The ritual, a sweet Southern tradition, is simple: Open the bottle of Coke and take a couple of swigs. Tear off the corner of the cellophane sleeve—one of those single serving-size packages that contain no more than a handful of peanuts, the ones with the rusty skins still attached—and shake some nuts into the bottle. Then drink. The first few sips are the best, when the Coke is at its coldest and the peanuts at their salty crunchiest. If you linger, the Coke gets warm, the peanuts turn soggy, and the whole thing is about as appealing as drinking from an old bottle that's been dredged from the bottom of a pond. This treasured custom is, to us Southerners born before LBJ took office, what the tea ceremony is to the Japanese.

Somewhere around the age of six, I decided I was big enough to quit sharing with my daddy, who, I'm quite certain, was happy to be free of my backwashing ways. My first try, I grabbed both sides of the bag and ripped the top completely open, which left me with no way to corral the peanuts into the narrow bottle opening. Most of the nuts missed their mark, bouncing off my legs and onto the rough wooden floor, where they remained—the three-second rule not being applicable in a place where people wear the same boots they used to tromp through pig droppings. Sacrificing those few peanuts was just as well, seeing as I hadn't yet figured out that I had to first sip some of the soda so as to make room in the bottle for the nuts. Still, enough of the nuts made it in for me to succumb to this early experience of mixing sweet and salty.

Witness to this first feeble attempt was our sometimes farmhand Kinch (Mr. Kinch, to me). The next time my daddy and I came in, Mr. Kinch bought me a Coke and a pack of peanuts, squatted down
alongside me, and sat me on his knee. “This here's how you do it, Sister,” he said, taking my tiny hands into his large, roughened ones and gently guiding me through the requisite steps.

It wasn't long before I became adept at assembling this Southern-bred cocktail. Bottle in hand, I'd lean back against a mound of seed corn or cottonseed sacks, propping the rear legs of my chair the way I'd seen the men do.
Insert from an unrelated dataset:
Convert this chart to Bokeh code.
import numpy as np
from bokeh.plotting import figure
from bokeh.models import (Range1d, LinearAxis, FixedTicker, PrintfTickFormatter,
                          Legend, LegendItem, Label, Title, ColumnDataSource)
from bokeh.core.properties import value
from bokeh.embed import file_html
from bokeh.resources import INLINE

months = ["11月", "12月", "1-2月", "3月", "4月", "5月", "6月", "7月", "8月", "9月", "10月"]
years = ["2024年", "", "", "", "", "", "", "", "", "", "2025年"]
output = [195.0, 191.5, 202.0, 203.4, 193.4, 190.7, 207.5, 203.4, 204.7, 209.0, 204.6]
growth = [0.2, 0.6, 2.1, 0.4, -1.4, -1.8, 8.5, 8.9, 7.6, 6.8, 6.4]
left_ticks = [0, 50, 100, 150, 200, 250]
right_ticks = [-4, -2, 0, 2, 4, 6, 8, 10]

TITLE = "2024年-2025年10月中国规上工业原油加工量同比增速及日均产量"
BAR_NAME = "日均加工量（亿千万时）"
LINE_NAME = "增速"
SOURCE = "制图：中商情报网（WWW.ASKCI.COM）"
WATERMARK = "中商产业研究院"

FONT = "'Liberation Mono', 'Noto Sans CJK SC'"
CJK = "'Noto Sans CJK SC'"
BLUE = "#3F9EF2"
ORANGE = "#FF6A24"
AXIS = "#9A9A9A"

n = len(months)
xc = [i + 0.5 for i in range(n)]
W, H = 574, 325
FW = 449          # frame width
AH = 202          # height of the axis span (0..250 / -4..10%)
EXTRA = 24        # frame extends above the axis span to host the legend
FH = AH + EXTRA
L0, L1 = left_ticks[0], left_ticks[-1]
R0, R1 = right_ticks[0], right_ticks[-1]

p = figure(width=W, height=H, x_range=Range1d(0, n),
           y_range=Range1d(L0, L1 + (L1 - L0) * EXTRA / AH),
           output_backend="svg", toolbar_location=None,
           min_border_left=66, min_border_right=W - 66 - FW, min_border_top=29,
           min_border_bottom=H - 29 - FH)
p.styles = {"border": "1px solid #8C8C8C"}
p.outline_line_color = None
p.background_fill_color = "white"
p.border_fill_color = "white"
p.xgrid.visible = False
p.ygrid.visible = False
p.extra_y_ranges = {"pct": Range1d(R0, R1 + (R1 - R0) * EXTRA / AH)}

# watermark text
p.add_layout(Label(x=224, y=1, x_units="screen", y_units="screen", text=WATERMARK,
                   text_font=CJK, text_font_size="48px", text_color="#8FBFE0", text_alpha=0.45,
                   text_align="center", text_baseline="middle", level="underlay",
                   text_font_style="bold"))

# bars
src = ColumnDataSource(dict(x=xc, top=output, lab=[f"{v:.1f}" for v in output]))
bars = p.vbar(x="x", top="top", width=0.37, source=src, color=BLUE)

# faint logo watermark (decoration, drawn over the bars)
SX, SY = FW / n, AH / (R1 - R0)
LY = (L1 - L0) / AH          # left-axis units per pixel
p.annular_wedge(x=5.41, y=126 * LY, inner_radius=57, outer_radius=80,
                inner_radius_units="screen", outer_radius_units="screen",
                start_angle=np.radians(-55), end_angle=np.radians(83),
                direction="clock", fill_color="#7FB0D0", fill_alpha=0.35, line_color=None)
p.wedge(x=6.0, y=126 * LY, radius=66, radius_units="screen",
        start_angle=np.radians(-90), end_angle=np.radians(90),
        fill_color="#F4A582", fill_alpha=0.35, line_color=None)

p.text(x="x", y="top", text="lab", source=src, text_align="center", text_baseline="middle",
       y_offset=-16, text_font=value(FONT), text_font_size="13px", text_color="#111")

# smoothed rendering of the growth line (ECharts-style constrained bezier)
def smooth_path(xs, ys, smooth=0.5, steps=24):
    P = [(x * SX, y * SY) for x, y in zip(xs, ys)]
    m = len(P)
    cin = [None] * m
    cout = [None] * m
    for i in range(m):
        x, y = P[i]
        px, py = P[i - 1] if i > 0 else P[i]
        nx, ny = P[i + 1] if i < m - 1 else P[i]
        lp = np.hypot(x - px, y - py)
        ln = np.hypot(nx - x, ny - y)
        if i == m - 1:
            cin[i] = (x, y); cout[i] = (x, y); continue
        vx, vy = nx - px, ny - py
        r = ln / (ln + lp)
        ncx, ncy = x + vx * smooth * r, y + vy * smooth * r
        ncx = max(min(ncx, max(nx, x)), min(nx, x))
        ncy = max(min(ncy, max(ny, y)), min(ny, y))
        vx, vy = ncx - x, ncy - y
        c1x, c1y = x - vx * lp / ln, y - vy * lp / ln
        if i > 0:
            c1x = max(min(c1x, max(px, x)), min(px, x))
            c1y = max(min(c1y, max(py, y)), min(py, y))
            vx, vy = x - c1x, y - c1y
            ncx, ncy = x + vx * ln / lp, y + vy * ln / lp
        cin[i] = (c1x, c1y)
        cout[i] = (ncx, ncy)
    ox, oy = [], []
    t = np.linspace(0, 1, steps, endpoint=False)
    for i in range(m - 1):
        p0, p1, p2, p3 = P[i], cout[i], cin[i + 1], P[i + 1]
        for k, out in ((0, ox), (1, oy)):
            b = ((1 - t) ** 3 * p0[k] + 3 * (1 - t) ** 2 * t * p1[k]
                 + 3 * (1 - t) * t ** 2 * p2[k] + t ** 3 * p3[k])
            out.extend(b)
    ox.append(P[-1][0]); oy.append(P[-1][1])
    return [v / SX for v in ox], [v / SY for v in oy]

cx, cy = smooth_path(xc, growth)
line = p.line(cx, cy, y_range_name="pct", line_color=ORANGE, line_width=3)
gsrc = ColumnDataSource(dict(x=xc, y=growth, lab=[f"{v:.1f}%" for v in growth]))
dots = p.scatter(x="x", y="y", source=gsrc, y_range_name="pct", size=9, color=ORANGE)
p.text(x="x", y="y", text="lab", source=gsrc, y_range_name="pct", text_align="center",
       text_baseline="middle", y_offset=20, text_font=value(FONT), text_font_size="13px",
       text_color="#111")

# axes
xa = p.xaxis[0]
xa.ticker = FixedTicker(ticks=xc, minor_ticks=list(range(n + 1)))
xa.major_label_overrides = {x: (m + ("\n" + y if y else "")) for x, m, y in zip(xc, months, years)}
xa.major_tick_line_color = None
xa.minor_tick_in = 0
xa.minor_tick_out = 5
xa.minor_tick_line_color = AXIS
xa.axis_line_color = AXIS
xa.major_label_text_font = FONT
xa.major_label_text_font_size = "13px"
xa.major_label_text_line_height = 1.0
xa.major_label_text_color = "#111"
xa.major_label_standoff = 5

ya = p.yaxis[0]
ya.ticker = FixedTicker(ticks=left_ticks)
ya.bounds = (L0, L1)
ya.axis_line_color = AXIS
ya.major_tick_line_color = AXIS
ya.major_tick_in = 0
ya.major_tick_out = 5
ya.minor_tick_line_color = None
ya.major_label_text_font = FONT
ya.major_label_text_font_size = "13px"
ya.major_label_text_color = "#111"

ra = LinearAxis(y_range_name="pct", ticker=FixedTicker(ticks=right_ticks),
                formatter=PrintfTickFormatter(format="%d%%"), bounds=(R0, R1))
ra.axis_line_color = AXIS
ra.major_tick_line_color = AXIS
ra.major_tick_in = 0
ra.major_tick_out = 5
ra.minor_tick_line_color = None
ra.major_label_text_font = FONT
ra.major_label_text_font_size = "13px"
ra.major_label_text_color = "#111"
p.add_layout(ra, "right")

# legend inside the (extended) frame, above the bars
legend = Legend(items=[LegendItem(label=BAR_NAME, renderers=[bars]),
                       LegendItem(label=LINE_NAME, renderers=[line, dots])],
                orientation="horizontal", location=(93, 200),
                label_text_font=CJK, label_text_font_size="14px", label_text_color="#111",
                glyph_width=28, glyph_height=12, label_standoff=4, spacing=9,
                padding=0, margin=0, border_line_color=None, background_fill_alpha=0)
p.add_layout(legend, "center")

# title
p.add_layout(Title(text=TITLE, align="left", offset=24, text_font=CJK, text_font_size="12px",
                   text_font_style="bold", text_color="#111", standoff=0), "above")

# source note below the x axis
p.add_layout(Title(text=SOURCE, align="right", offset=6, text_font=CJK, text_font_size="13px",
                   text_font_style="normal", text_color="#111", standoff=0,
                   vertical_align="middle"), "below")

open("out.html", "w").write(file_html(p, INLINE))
I'd take a languid swig and pick at the rusty red peanut skins that clung to my mouth in a studied fashion with my thumb and ring finger, imitating the grown-ups I'd seen picking bits of tobacco from their lips while smoking unfiltered cigarettes.

Coke and peanuts wasn't something we indulged in at home. Sipping “Co-Cola,” as it was called in the South—we Southerners never having met a syllable we wouldn't lop off to conserve energy—to quench one's thirst was considered wasteful. My mother actually kept a couple of bottles on hand at all times, but they were strictly for medicinal purposes, much like aspirin, calamine lotion, and Merthiolate. If you had an upset stomach, Coke was the cure. Despite this, I never connected it with being sick, but rather with the promise of feeling better.